Já a redução da tarifa da linha Arariboia será subsidiada integralmente pelo governo do estado, que ainda não detalhou quando e quanto essa conta irá custar aos cofres públicos.


Resposta da Secretaria estadual de Transporte

"A Secretaria de Estado de Transporte e Mobilidade Urbana (Setram) informa que, atualmente, cerca de 48 mil pessoas utilizam o sistema aquaviário todos os dias. A linha Arariboia é a de maior demanda, com cerca de 36 mil embarques por dia útil, seguida da linha de Charitas (média de 6.500 passageiros), Paquetá (média de 3.500 passageiros), Cocotá (média de 1.500 passageiros) e Divisão Sul (média de 500 passageiros).


Após a redução da tarifa, de R$ 21 para R$ 7,70, a linha Charitas - Praça XV registrou aumento de demanda de 57%, em comparação aos dias úteis do mês de fevereiro, antes da mudança.


A capacidade das embarcações varia de 230 a 2.000 passageiros. Vale destacar que não é permitido viajar em pé em algumas delas, devido a características específicas. A disponibilidade das embarcações está diretamente ligada à demanda de passageiros.


Uma das mudanças mais importantes foi a aplicação do leitor para cartões de débito e crédito e do QRCODE, que têm agilizado o ingresso de passageiros. Nas estações, há funcionários do consórcio para dar apoio e tirar dúvidas dos passageiros, caso necessário.

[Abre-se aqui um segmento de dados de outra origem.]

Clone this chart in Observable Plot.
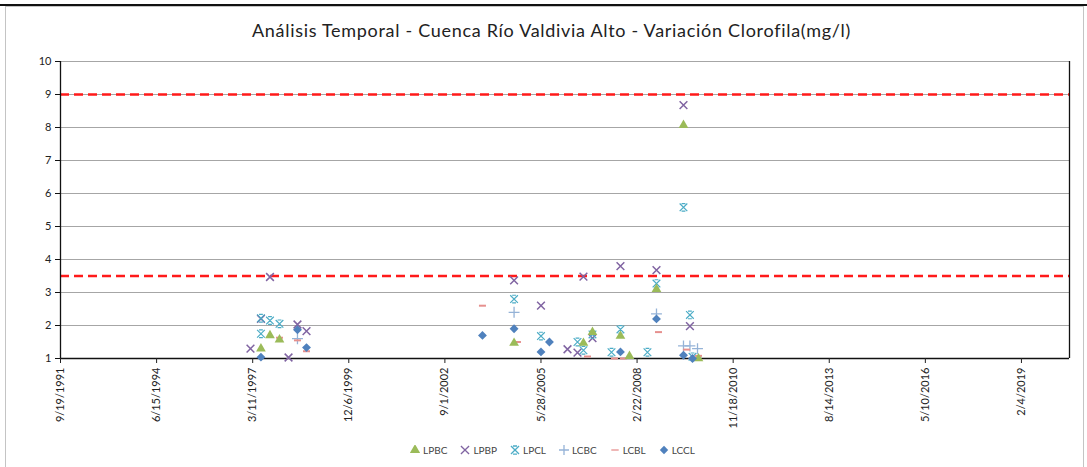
<!DOCTYPE html>
<html><head><meta charset="utf-8">
<script src="https://cdn.jsdelivr.net/npm/d3@7"></script>
<script src="https://cdn.jsdelivr.net/npm/@observablehq/plot@0.6"></script>
<style>
body{margin:0;background:#fff;font-family:Lato,"Open Sans",sans-serif;}
#topline{position:absolute;left:0;top:4px;width:1087px;height:2px;background:#111;}
#frame{position:absolute;left:5px;top:6px;width:1079px;height:470px;border:1px solid #c4c4c4;box-sizing:border-box;}
#title{position:absolute;top:19px;left:0;width:1103px;text-align:center;font-size:18px;letter-spacing:0.7px;color:#222;}
#chart{position:absolute;top:50px;left:0;}
#legend{position:absolute;top:444px;left:0;width:1105px;display:flex;justify-content:center;gap:13px;font-size:10px;color:#444;}
#legend .item{display:flex;align-items:center;gap:3px;}
</style>
</head><body>
<div id="topline"></div>
<div id="frame"></div>
<div id="title">Análisis Temporal - Cuenca Río Valdivia Alto - Variación Clorofila(mg/l)</div>
<div id="chart"></div>
<div id="legend"></div>
<script>
// ---- data ----
const seriesNames = ["LPBC","LPBP","LPCL","LCBC","LCBL","LCCL"];
const lpbcDates = ["1997-06-05","1997-09-07","1997-12-15","2004-08-21","2006-08-13","2006-11-15","2007-09-02","2007-12-05","2008-09-11","2009-06-19","2009-11-22"];
const lpbcValues = [1.3,1.7,1.57,1.47,1.47,1.8,1.68,1.07,3.1,8.07,1.0];
const lpbpDates = ["1997-02-16","1997-06-05","1997-09-07","1998-03-19","1998-06-20","1998-09-22","2004-08-21","2005-05-28","2006-02-28","2006-06-12","2006-08-13","2006-11-15","2007-09-02","2008-09-11","2009-06-19","2009-08-25"];
const lpbpValues = [1.3,2.2,3.47,1.03,2.03,1.83,3.37,2.6,1.28,1.18,3.48,1.62,3.8,3.68,8.68,1.98];
const lpclDates = ["1997-06-05","1997-06-05","1997-09-07","1997-12-15","2004-08-21","2005-05-28","2006-06-12","2006-08-13","2006-11-15","2007-06-01","2007-09-02","2008-06-09","2008-09-11","2009-06-19","2009-08-25","2009-09-21"];
const lpclValues = [2.22,1.75,2.15,2.05,2.8,1.68,1.5,1.25,1.73,1.19,1.88,1.19,3.27,5.58,2.32,1.05];
const lcbcDates = ["1998-06-20","2004-08-21","2008-09-11","2009-06-19","2009-08-25","2009-11-12"];
const lcbcValues = [1.6,2.4,2.35,1.38,1.38,1.3];
const lcblDates = ["1997-12-15","1998-06-20","1998-09-22","2003-09-27","2004-09-25","2006-09-24","2007-07-02","2007-10-03","2008-10-02","2009-07-20","2009-11-22"];
const lcblValues = [1.63,1.55,1.22,2.6,1.5,1.06,1.0,1.0,1.8,1.27,1.08];
const lcclDates = ["1997-06-05","1998-06-20","1998-09-22","2003-09-27","2004-08-21","2005-05-28","2005-08-24","2007-09-02","2008-09-11","2009-06-19","2009-09-21"];
const lcclValues = [1.04,1.87,1.33,1.7,1.9,1.2,1.5,1.2,2.2,1.1,1.0];
const limitValues = [9, 3.5];
const yTicks = [1,2,3,4,5,6,7,8,9,10];
const xTickLabels = ["9/19/1991","6/15/1994","3/11/1997","12/6/1999","9/1/2002","5/28/2005","2/22/2008","11/18/2010","8/14/2013","5/10/2016","2/4/2019"];
const xDomainLabels = ["9/19/1991","6/18/2020"];

const colors = {LPBC:"#9bbb59",LPBP:"#8064a2",LPCL:"#4bacc6",LCBC:"#95b3d7",LCBL:"#e6908e",LCCL:"#4f81bd"};

const parseIso = d3.utcParse("%Y-%m-%d");
const parseUs = d3.utcParse("%m/%d/%Y");
const rows = (dates, values) => dates.map((d,i)=>({date:parseIso(d), value:values[i]}));
const xTicks = xTickLabels.map(parseUs);
const xDomain = xDomainLabels.map(parseUs);

const dashSymbol = {draw(ctx, size){const w = Math.sqrt(size)*0.55; ctx.moveTo(-w,0); ctx.lineTo(w,0);}};
// Excel-like star marker: an X with short caps
const starSymbol = {draw(ctx, size){const w = Math.sqrt(size)*0.6;
  ctx.moveTo(-w,-w); ctx.lineTo(w,w); ctx.moveTo(-w,w); ctx.lineTo(w,-w);
  ctx.moveTo(-w*0.5,-w); ctx.lineTo(w*0.5,-w); ctx.moveTo(-w*0.5,w); ctx.lineTo(w*0.5,w);}};

const R = 3.6;
const chart = Plot.plot({
  width: 1087, height: 385,
  marginLeft: 60, marginRight: 18, marginTop: 11, marginBottom: 77,
  style:{fontFamily:"Lato, sans-serif", fontSize:"11px", color:"#222", background:"transparent"},
  x:{type:"utc", domain:xDomain},
  y:{domain:[1,10]},
  marks:[
    Plot.ruleY(yTicks, {stroke:"#a6a6a6", strokeWidth:1.2}),
    Plot.ruleY(limitValues, {stroke:"#ff1a1a", strokeWidth:2.7, strokeDasharray:"9,5"}),
    Plot.ruleX([xDomain[0]], {stroke:"#111", strokeWidth:1.3}),
    Plot.ruleX([xDomain[1]], {stroke:"#111", strokeWidth:1.3}),
    Plot.ruleY([1], {stroke:"#111", strokeWidth:1.3}),
    Plot.axisY({ticks:yTicks, tickSize:5, tickPadding:4, label:null, stroke:"#111"}),
    Plot.axisX({ticks:xTicks, tickFormat:d3.utcFormat("%-m/%-d/%Y"), tickRotate:-90, tickSize:5, tickPadding:4, label:null}),
    Plot.dot(rows(lpbpDates,lpbpValues), {x:"date", y:"value", symbol:"times", r:R, stroke:colors.LPBP, strokeWidth:1.5}),
    Plot.dot(rows(lpclDates,lpclValues), {x:"date", y:"value", symbol:starSymbol, r:R, stroke:colors.LPCL, strokeWidth:1.2}),
    Plot.dot(rows(lcbcDates,lcbcValues), {x:"date", y:"value", symbol:"plus", r:R, stroke:colors.LCBC, strokeWidth:1.3}),
    Plot.dot(rows(lcblDates,lcblValues), {x:"date", y:"value", symbol:dashSymbol, r:R, stroke:colors.LCBL, strokeWidth:2}),
    Plot.dot(rows(lpbcDates,lpbcValues), {x:"date", y:"value", symbol:"triangle", r:R, fill:colors.LPBC, stroke:null}),
    Plot.dot(rows(lcclDates,lcclValues), {x:"date", y:"value", symbol:"diamond2", r:R+0.4, fill:colors.LCCL, stroke:null})
  ]
});
document.getElementById("chart").appendChild(chart);

// legend
const symMap = {LPBC:[d3.symbolTriangle,true],LPBP:[d3.symbolTimes,false],LPCL:[starSymbol,false],LCBC:[d3.symbolPlus,false],LCBL:[dashSymbol,false],LCCL:[d3.symbolDiamond2,true]};
const leg = document.getElementById("legend");
seriesNames.forEach(name=>{
  const [type, filled] = symMap[name];
  const item = document.createElement("div"); item.className="item";
  const path = d3.symbol(type, 45)();
  item.innerHTML = `<svg width="10" height="10" viewBox="-5 -5 10 10"><path d="${path}" fill="${filled?colors[name]:"none"}" stroke="${filled?"none":colors[name]}" stroke-width="1.3"/></svg><span>${name}</span>`;
  leg.appendChild(item);
});
</script>
</body></html>
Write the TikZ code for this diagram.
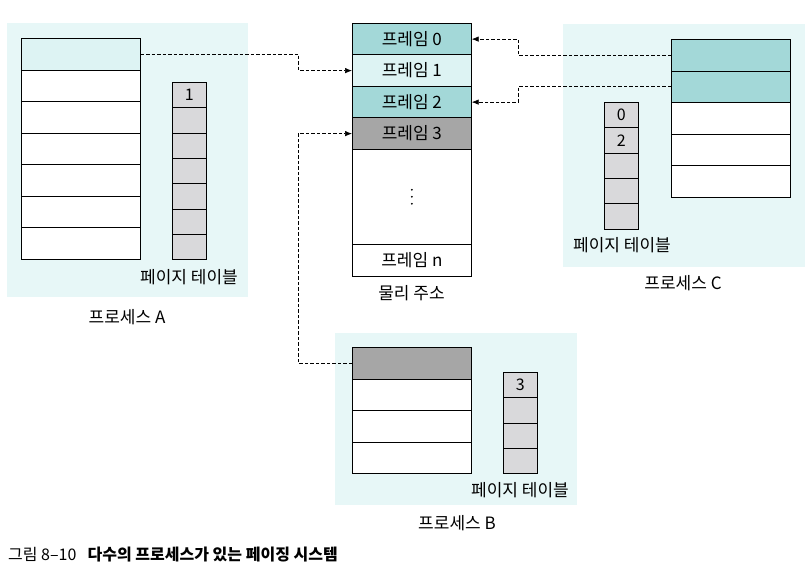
\documentclass[tikz,border=0pt]{standalone}
\usepackage{fontspec}
\setmainfont{Noto Sans CJK KR}
\usetikzlibrary{arrows.meta,positioning}

\definecolor{procbg}{HTML}{E7F7F7}
\definecolor{frameteal}{HTML}{A3D8D8}
\definecolor{framelight}{HTML}{DDF3F3}
\definecolor{framegray}{HTML}{A6A6A6}
\definecolor{ptgray}{HTML}{D9D9DB}

\tikzset{
  procarea/.style={fill=procbg, draw=none},
  page/.style={draw, line width=0.7pt, minimum width=119pt, minimum height=31.6pt,
    inner sep=0pt, anchor=north west, font=\fontsize{17}{19}\selectfont},
  frame/.style={page, minimum height=31.5pt},
  ptcell/.style={draw, line width=0.7pt, fill=ptgray, minimum width=34pt, minimum height=25.3pt,
    inner sep=0pt, anchor=north west, font=\fontsize{16}{18}\selectfont},
  lbl/.style={inner sep=1pt, font=\fontsize{17}{19}\selectfont},
  link/.style={line width=0.7pt, dash pattern=on 3.5pt off 2pt, -{Latex[length=7pt,width=5.5pt]}},
}

\begin{document}
\begin{tikzpicture}[x=1pt,y=-1pt]

    \useasboundingbox (0,0) rectangle (810,580);

    % Process areas
    \fill[procarea] (7,23)    rectangle (248,297);
    \fill[procarea] (563,24)  rectangle (805,267);
    \fill[procarea] (335,333) rectangle (577,505);

    % Frames
    \node[frame, fill=frameteal]  (F0)    at (352,23)    {프레임 0} ; %
    \node[frame, fill=framelight] (F1)    at (352,54.5)  {프레임 1} ; %
    \node[frame, fill=frameteal]  (F2)    at (352,86)    {프레임 2} ; %
    \node[frame, fill=framegray]  (F3)    at (352,117.5) {프레임 3} ; %
    \node[frame, fill=white, minimum height=95pt] (Fdots) at (352,149) {} ; %
    \node[frame, fill=white]      (Fn)    at (352,244)   {프레임 n} ; %
    \node[lbl]                    (mem)   at (411.5,293) {물리 주소} ; %

    \foreach \d in {-7,0,7}
      \fill ([yshift=\d pt]Fdots.center) circle (1pt) ; %

    % Process A
    \node[page, fill=framelight] (A0) at (21,38) {} ; %
    \foreach \i in {1,...,6}
      \node[page, fill=white] (A\i) at (21,{38+31.57*\i}) {} ; %
    \node[ptcell] (PA0) at (172,82) {1} ; %
    \foreach \i in {1,...,6}
      \node[ptcell] (PA\i) at (172,{82+25.3*\i}) {} ; %
    \node[lbl] (PA-caption) at (189,277) {페이지 테이블} ; %
    \node[lbl] (A-caption)  at (127,317) {프로세스 A} ; %

    % Process C
    \node[page, fill=frameteal] (C0) at (671,39)   {} ; %
    \node[page, fill=frameteal] (C1) at (671,70.6) {} ; %
    \foreach \i in {2,...,4}
      \node[page, fill=white] (C\i) at (671,{39+31.6*\i}) {} ; %
    \node[ptcell] (PC0) at (604,102)   {0} ; %
    \node[ptcell] (PC1) at (604,127.3) {2} ; %
    \foreach \i in {2,...,4}
      \node[ptcell] (PC\i) at (604,{102+25.3*\i}) {} ; %
    \node[lbl] (PC-caption) at (622,245) {페이지 테이블} ; %
    \node[lbl] (C-caption)  at (683,283) {프로세스 C} ; %

    % Process B
    \node[page, fill=framegray] (B0) at (352,347) {} ; %
    \foreach \i in {1,...,3}
      \node[page, fill=white] (B\i) at (352,{347+31.5*\i}) {} ; %
    \node[ptcell] (PB0) at (503,372) {3} ; %
    \foreach \i in {1,...,3}
      \node[ptcell] (PB\i) at (503,{372+25.3*\i}) {} ; %
    \node[lbl] (PB-caption) at (520,490) {페이지 테이블} ; %
    \node[lbl] (B-caption)  at (457,523) {프로세스 B} ; %

    % Edges
    \draw[link] (A0.east) -- ++(158,0)  |- (F1.west) ; %
    \draw[link] (B0.west) -- ++(-54,0)  |- (F3.west) ; %
    \draw[link] (C0.west) -- ++(-153,0) |- (F0.east) ; %
    \draw[link] (C1.west) -- ++(-153,0) |- (F2.east) ; %

    % Figure caption
    \node[anchor=west, inner sep=0pt, font=\fontsize{16}{18}\selectfont] (fig-caption) at (8,555)
      {그림 8–10\hspace{0.7em}\textbf{다수의 프로세스가 있는 페이징 시스템}} ; %

\end{tikzpicture}
\end{document}
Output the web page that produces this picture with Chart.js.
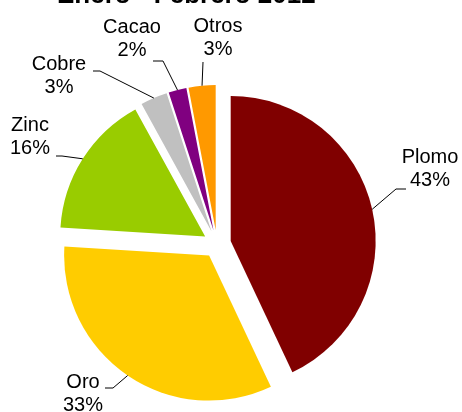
<!DOCTYPE html>
<html>
<head>
<meta charset="utf-8">
<script src="https://cdn.jsdelivr.net/npm/chart.js@4.4.1/dist/chart.umd.min.js"></script>
<style>
  html, body { margin: 0; padding: 0; background: #fff; }
  #wrap { width: 462px; height: 412px; }
</style>
</head>
<body>
<div id="wrap"><canvas id="myChart"></canvas></div>
<script>
const labels = ["Plomo", "Oro", "Zinc", "Cobre", "Cacao", "Otros"];
const shares = [43, 33, 16, 3, 2, 3];
const colors = ["#800000", "#FFCC00", "#99CC00", "#C0C0C0", "#800080", "#FF9900"];

// where each two-line label sits, and where its leader starts / bends
const labelSpots = [
  { tx: 430, ty: 169, sx: 406, sy: 189, ex: 396, ey: 189 },
  { tx: 83, ty: 394, sx: 105, sy: 388, ex: 113, ey: 388 },
  { tx: 30, ty: 137, sx: 56, sy: 156, ex: 62, ey: 156 },
  { tx: 59, ty: 76, sx: 93, sy: 71, ex: 100, ey: 71 },
  { tx: 132, ty: 39, sx: 153, sy: 61, ex: 163, ey: 61 },
  { tx: 218, ty: 38, sx: 203, sy: 62, ex: 203, ey: 62 },
];

const explode = 14;
const font = '20px "Liberation Sans", Arial, sans-serif';

// draw each slice pushed out along its middle angle, then the labels
const explodePlugin = {
  id: "explode",
  beforeDatasetsDraw(chart) {
    const ctx = chart.ctx;
    chart.getDatasetMeta(0).data.forEach((arc) => {
      const h = (arc.startAngle + arc.endAngle) / 2;
      ctx.save();
      ctx.translate(Math.cos(h) * explode, Math.sin(h) * explode);
      arc.draw(ctx);
      ctx.restore();
    });
    return false;
  },
  afterDraw(chart) {
    const ctx = chart.ctx;
    const total = shares.reduce((a, b) => a + b, 0);
    ctx.save();
    ctx.font = font;
    ctx.fillStyle = "#000";
    ctx.strokeStyle = "#000";
    ctx.lineWidth = 1;
    ctx.textAlign = "center";
    ctx.textBaseline = "middle";
    chart.getDatasetMeta(0).data.forEach((arc, i) => {
      const h = (arc.startAngle + arc.endAngle) / 2;
      const r = arc.outerRadius + explode;
      const px = arc.x + Math.cos(h) * r;
      const py = arc.y + Math.sin(h) * r;
      const s = labelSpots[i];
      ctx.beginPath();
      ctx.moveTo(s.sx, s.sy);
      ctx.lineTo(s.ex, s.ey);
      ctx.lineTo(px, py);
      ctx.stroke();
      const pct = Math.round((shares[i] / total) * 100) + "%";
      ctx.fillText(labels[i], s.tx, s.ty - 12);
      ctx.fillText(pct, s.tx, s.ty + 11);
    });
    ctx.restore();
  },
};

new Chart(document.getElementById("myChart"), {
  type: "pie",
  plugins: [explodePlugin],
  data: {
    labels: labels,
    datasets: [
      {
        data: shares,
        backgroundColor: colors,
        borderWidth: 0,
      },
    ],
  },
  options: {
    responsive: true,
    maintainAspectRatio: false,
    animation: false,
    radius: 145,
    layout: { padding: { left: 57, right: 85, top: 0, bottom: 0 } },
    plugins: {
      legend: { display: false },
      tooltip: { enabled: false },
      title: {
        display: true,
        text: "Enero - Febrero 2012",
        align: "start",
        color: "#000",
        font: { family: '"Liberation Sans", Arial, sans-serif', size: 26, weight: "bold", lineHeight: 1.2 },
        padding: { top: -19.6, bottom: 64.4 },
      },
    },
  },
});
</script>
</body>
</html>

Quanto à afirmação sobre problemas logísticos, é preciso informar dia e horário do ocorrido, para que possamos verificar pontualmente. Mas destacamos que as operações envolvem atender o horário registrado para viagem com o correspondente momento de travamento dos bloqueios de acesso, o que garante cumprir o horário programado. No entanto, a partida da embarcação ocorre somente após a conclusão do embarque de todos os passageiros. Além disso, por questões de segurança, o processo de desatracação é realizado apenas após todos os procedimentos internos serem realizados, incluindo a comunicação entre a tripulação de convés e o comandante, assegurando uma operação segura e eficiente".